Multivariate curve resolution (MCR) and principal component analysis (PCA) methods were applied to the whole dataset of XANES measured in the three experiments, to determine the number of species involved in the process, as well as their respective XANES spectra and concentration profiles as a function of temperature. The results point to the presence of mixed ligand ammonia solvated complexes at the beginning of the experiment, described as [CuII(NH3)3(X)]+, where X = OH/O or NO3. These are transformed into mobile [CuI(NH3)2]+ complexes, which gradually lose an ammonia ligand and become framework-coordinated Z[CuI(NH3)] approximately above 200 °C.

Although direct spectral discrimination among [CuII(NH3)3(OH)]+/[CuII(NH3)3(O)]+and [CuII(NH3)3(NO3)]+ species is not feasible within the energy resolution of the available dataset, they can be effectively resolved through the detection of multiple reduction events, once the CuI speciation is properly determined by MCR analysis. We can thus conclude that the CuII oxo/hydroxo and nitrates species reduced during the NO-TPR experiment are present as ammonia solvated mobile ions. Moreover, infrared spectroscopy supports the hypothesis that the increase in [CuII(NH3)3(NO3)]+ species after a pretreatment with NO/NH3 is due to the solvating effect of ammonia, which increases the number of CuII available for the reaction with NO/O2 to form nitrates.
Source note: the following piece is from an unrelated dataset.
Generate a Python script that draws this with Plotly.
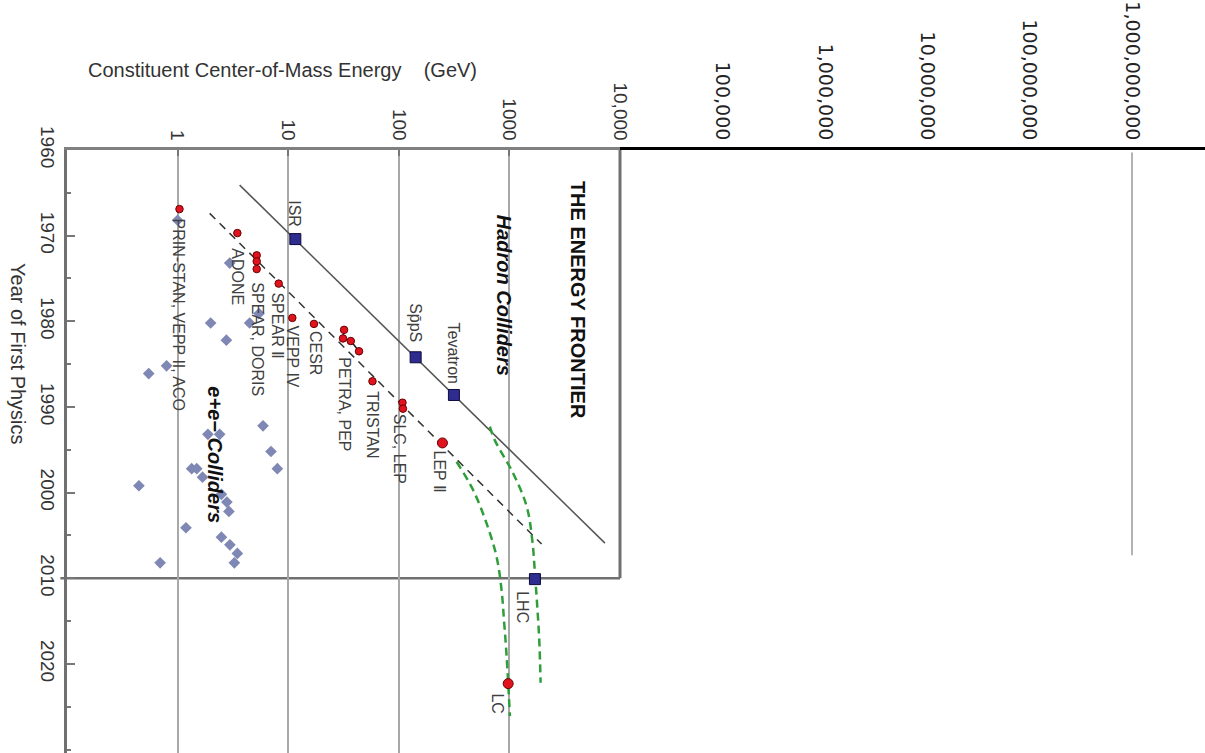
import math
import plotly.graph_objects as go

# ---------------------------------------------------------------- data
# e+e- colliders: constituent centre-of-mass energy (GeV) and year of first physics
ee_group = ["PRIN-STAN, VEPP II, ACO", "ADONE",
            "SPEAR, DORIS", "SPEAR, DORIS", "SPEAR, DORIS",
            "SPEAR Ⅱ", "VEPP IV", "CESR",
            "PETRA, PEP", "PETRA, PEP", "PETRA, PEP", "PETRA, PEP",
            "TRISTAN", "SLC, LEP", "SLC, LEP"]
ee_energy = [1.04, 3.47, 5.19, 5.19, 5.19, 8.2, 10.9, 17.1,
             32.0, 31.3, 36.8, 43.7, 57.8, 108, 109]
ee_year = [1966.9, 1969.7, 1972.3, 1973.0, 1973.9, 1975.6, 1979.6, 1980.3,
           1981.0, 1982.0, 1982.3, 1983.5, 1987.0, 1989.5, 1990.2]

# flagship lepton machines
big_names = ["LEP Ⅱ", "LC"]
big_energy = [248, 975]
big_year = [1994.2, 2022.3]

# hadron colliders
had_names = ["ISR", "Sp\u0304pS", "Tevatron", "LHC"]
had_energy = [11.6, 142, 315, 1702]
had_year = [1970.4, 1984.2, 1988.6, 2010.1]

# other e+e- facilities
oth_energy = [1.0, 2.96, 5.44, 1.99, 4.48, 2.76, 0.795, 0.548,
              5.92, 1.88, 2.40, 6.99, 7.98, 1.34, 1.49, 1.68, 0.447,
              2.49, 2.79, 2.91, 1.19, 2.49, 2.97, 3.47, 3.26, 0.695]
oth_year = [1968.2, 1973.2, 1979.1, 1980.2, 1980.2, 1982.2, 1985.2, 1986.1,
            1992.2, 1993.2, 1993.2, 1995.2, 1997.2, 1997.2, 1997.2, 1998.2, 1999.2,
            2000.2, 2001.1, 2002.2, 2004.1, 2005.2, 2006.1, 2007.1, 2008.2, 2008.2]

# frontier trend lines
had_trend_energy = [3.64, 7310]
had_trend_year = [1964.1, 2005.9]
ee_trend_energy = [1.95, 1955]
ee_trend_year = [1967.4, 2006.0]

# projected paths beyond the trend
had_proj_energy = [666, 739, 1076, 1432, 1608, 1702, 1786, 1862, 1915]
had_proj_year = [1992.3, 1993.9, 1997.7, 2001.6, 2005.5, 2009.4, 2013.3, 2017.2, 2022.2]
ee_proj_energy = [333, 470, 622, 766, 850, 897, 944, 1011]
ee_proj_year = [1996.4, 1999.7, 2003.6, 2007.5, 2011.4, 2015.2, 2019.1, 2026.1]

# axis ticks
energy_ticks = [1, 10, 100, 1000, 10000]
energy_tick_text = ["1", "10", "100", "1000", "10,000"]
far_energy_ticks = [1e5, 1e6, 1e7, 1e8, 1e9]
far_energy_tick_text = ["100,000", "1,000,000", "10,000,000", "100,000,000", "1,000,000,000"]
year_ticks = [1960, 1970, 1980, 1990, 2000, 2010, 2020]
rule_energy = [1e9, 1e9]
rule_year = [1960.3, 2007.3]
frame_year = [1960, 2010]

# ---------------------------------------------------------------- style
W, H = 1205, 753
SANS = "Liberation Sans, Arial, Helvetica, sans-serif"
RED, RED_EDGE = "#e0141e", "#6a0000"
NAVY, NAVY_EDGE = "#2e2c8e", "#0d0b3d"
SLATE = "#7f88b4"
GREEN = "#2f9e3a"

# label placement relative to its anchor marker: (dx px, gap px, below?)
label_place = {
    "PRIN-STAN, VEPP II, ACO": (-1, 9, True),
    "ADONE": (0, 14, True),
    "SPEAR, DORIS": (1, 12, True),
    "SPEAR Ⅱ": (-1, 8, True),
    "VEPP IV": (0, 7, True),
    "CESR": (1, 6, True),
    "PETRA, PEP": (1, 5, True),
    "TRISTAN": (0, 9, True),
    "SLC, LEP": (-4, 4, True),
    "LEP Ⅱ": (-3, 7, True),
    "LC": (-11, 9, True),
    "LHC": (-12, 11, True),
    "ISR": (-1, 11, False),
    "Sp\u0304pS": (0, 14, False),
    "Tevatron": (0, 10, False),
}

fig = go.Figure()

# trend lines
fig.add_trace(go.Scatter(x=had_trend_energy, y=had_trend_year, mode="lines",
                         line=dict(color="#555555", width=1.5), hoverinfo="skip"))
fig.add_trace(go.Scatter(x=ee_trend_energy, y=ee_trend_year, mode="lines",
                         line=dict(color="#333333", width=1.5, dash="8px,6px"), hoverinfo="skip"))
fig.add_trace(go.Scatter(x=had_proj_energy, y=had_proj_year, mode="lines",
                         line=dict(color=GREEN, width=2.5, dash="8px,5px", shape="spline"),
                         hoverinfo="skip"))
fig.add_trace(go.Scatter(x=ee_proj_energy, y=ee_proj_year, mode="lines",
                         line=dict(color=GREEN, width=2.5, dash="8px,5px", shape="spline"),
                         hoverinfo="skip"))

# other facilities
fig.add_trace(go.Scatter(x=oth_energy, y=oth_year, mode="markers",
                         marker=dict(symbol="diamond", size=9, color=SLATE,
                                     line=dict(width=0))))

# e+e- colliders, grouped so that multi-point machines are joined
groups = []
for g in ee_group:
    if g not in groups:
        groups.append(g)
for g in groups:
    idx = [i for i, n in enumerate(ee_group) if n == g]
    xs = [ee_energy[i] for i in idx]
    ys = [ee_year[i] for i in idx]
    fig.add_trace(go.Scatter(x=xs, y=ys, mode="lines+markers" if len(idx) > 1 else "markers",
                             line=dict(color="#222222", width=1.5),
                             marker=dict(symbol="circle", size=7.5, color=RED,
                                         line=dict(color=RED_EDGE, width=1))))
    # the label sits under the group's last marker (PETRA/PEP: aligned with its first one)
    anchor_x = ee_energy[idx[0]] if g == "PETRA, PEP" else ee_energy[idx[-1]]
    dx, gap, below = label_place[g]
    fig.add_annotation(x=math.log10(anchor_x), y=ee_year[idx[-1]], xref="x", yref="y",
                       text=g, showarrow=False, textangle=90, borderpad=0,
                       xanchor="center", yanchor="top" if below else "bottom",
                       xshift=dx, yshift=-gap if below else gap,
                       font=dict(family=SANS, size=16, color="#404040"))

fig.add_trace(go.Scatter(x=big_energy, y=big_year, mode="markers",
                         marker=dict(symbol="circle", size=10, color=RED,
                                     line=dict(color=RED_EDGE, width=1))))

fig.add_trace(go.Scatter(x=had_energy, y=had_year, mode="markers",
                         marker=dict(symbol="square", size=11, color=NAVY,
                                     line=dict(color=NAVY_EDGE, width=1))))

for names, es, ys in ((big_names, big_energy, big_year), (had_names, had_energy, had_year)):
    for n, e, y in zip(names, es, ys):
        dx, gap, below = label_place[n]
        fig.add_annotation(x=math.log10(e), y=y, xref="x", yref="y", text=n,
                           showarrow=False, textangle=90, borderpad=0,
                           xanchor="center", yanchor="top" if below else "bottom",
                           xshift=dx, yshift=-gap if below else gap,
                           font=dict(family=SANS, size=16, color="#404040"))

# vertical rule on the extended energy scale
fig.add_trace(go.Scatter(x=rule_energy, y=rule_year, xaxis="x2", yaxis="y", mode="lines",
                         line=dict(color="#9a9a9a", width=1.5), hoverinfo="skip"))

# panel titles
fig.add_annotation(x=math.log10(4170), y=1977.5, xref="x", yref="y",
                   text="<b>THE ENERGY FRONTIER</b>", showarrow=False, textangle=90,
                   font=dict(family=SANS, size=20, color="#111111"))
fig.add_annotation(x=math.log10(910), y=1977.0, xref="x", yref="y",
                   text="<b><i>Hadron Colliders</i></b>", showarrow=False, textangle=90,
                   font=dict(family=SANS, size=20, color="#111111"))
fig.add_annotation(x=math.log10(2.16), y=1995.6, xref="x", yref="y",
                   text="<b><i>e+e\u2212 Colliders</i></b>", showarrow=False, textangle=90,
                   font=dict(family=SANS, size=20, color="#111111"))

# axis titles
fig.add_annotation(x=86 / W, y=1 + (150 - 70) / (H - 150), xref="paper", yref="paper",
                   xanchor="left", yanchor="middle", showarrow=False,
                   text="Constituent Center-of-Mass Energy\u00a0\u00a0\u00a0\u00a0(GeV)",
                   font=dict(family=SANS, size=20, color="#333333"))
fig.add_annotation(x=18 / W, y=(H - 354) / (H - 150), xref="paper", yref="paper",
                   xanchor="center", yanchor="middle", showarrow=False, textangle=90,
                   text="Year of First Physics",
                   font=dict(family=SANS, size=20, color="#333333"))

# frame of the historical period: bottom edge and right edge
fig.add_shape(type="line", xref="x domain", x0=-0.012, x1=1, yref="y",
              y0=frame_year[1], y1=frame_year[1],
              line=dict(color="#707070", width=2.5), layer="below")
fig.add_shape(type="line", xref="x domain", x0=1, x1=1, yref="y",
              y0=frame_year[0], y1=frame_year[1],
              line=dict(color="#707070", width=3), layer="below")

x_left, x_split = 67 / W, 620 / W
fig.update_layout(
    width=W, height=H,
    margin=dict(l=0, r=0, t=150, b=0, autoexpand=False),
    paper_bgcolor="white", plot_bgcolor="white",
    showlegend=False,
    xaxis=dict(type="log", range=[-1, 4], domain=[x_left, x_split], side="top",
               anchor="y", tickvals=energy_ticks, ticktext=energy_tick_text,
               tickangle=90, ticks="inside", ticklen=6, tickwidth=1.5, tickcolor="#777777",
               tickfont=dict(family=SANS, size=19, color="#333333"),
               showgrid=True, gridcolor="#a8a8a8", gridwidth=1.5,
               showline=True, linecolor="#808080", linewidth=2.5,
               zeroline=False, fixedrange=True, automargin=False),
    xaxis2=dict(type="log", range=[4, 9.713], domain=[x_split, 1], side="top",
                anchor="y", tickvals=far_energy_ticks, ticktext=far_energy_tick_text,
                tickangle=90, ticks="", ticklabelstandoff=0,
                tickfont=dict(family="DejaVu Sans", size=19, color="#222222"),
                showgrid=False, showline=True, linecolor="#000000", linewidth=3,
                zeroline=False, fixedrange=True, automargin=False),
    yaxis=dict(range=[2030.4, 1960], domain=[0, 1], anchor="x",
               tickvals=year_ticks, ticktext=[str(v) for v in year_ticks],
               tickangle=90, ticks="inside", ticklen=8, tickwidth=1.5, tickcolor="#777777",
               minor=dict(tickmode="array", tickvals=[1965, 1975, 1985, 1995, 2005, 2015, 2025, 2030],
                          ticks="inside", ticklen=4, tickcolor="#777777", showgrid=False),
               tickfont=dict(family=SANS, size=19, color="#333333"),
               showgrid=False, showline=True, linecolor="#707070", linewidth=3,
               zeroline=False, fixedrange=True, automargin=False),
    yaxis2=dict(range=[2030.4, 1960], overlaying="y", side="right", anchor="x",
                tickvals=[1970, 1980, 1990, 2000], showticklabels=False,
                ticks="inside", ticklen=8, tickwidth=1.5, tickcolor="#777777",
                minor=dict(tickmode="array", tickvals=[1965, 1975, 1985, 1995, 2005],
                           ticks="inside", ticklen=4, tickcolor="#777777", showgrid=False),
                showgrid=False, showline=False, zeroline=False, fixedrange=True,
                automargin=False),
)

fig.write_html("out.html")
Memory with Prof. Michel Che

Prof. Michel Che has been a familiar presence in the Physical Chemistry group at the Department of Chemistry in Torino. In occasion of his visits, he was available to discuss the results of younger researchers, showing sincere curiosity, interest and willingness to give suggestions and inspiration of a wider scope. He last visited Torino to receive the SCI-SCF Lectureship, from the Italian and French Chemical Societies in June 2017, giving an inspiring lecture about ‘The unifying concept of empty space in catalysis and beyond’.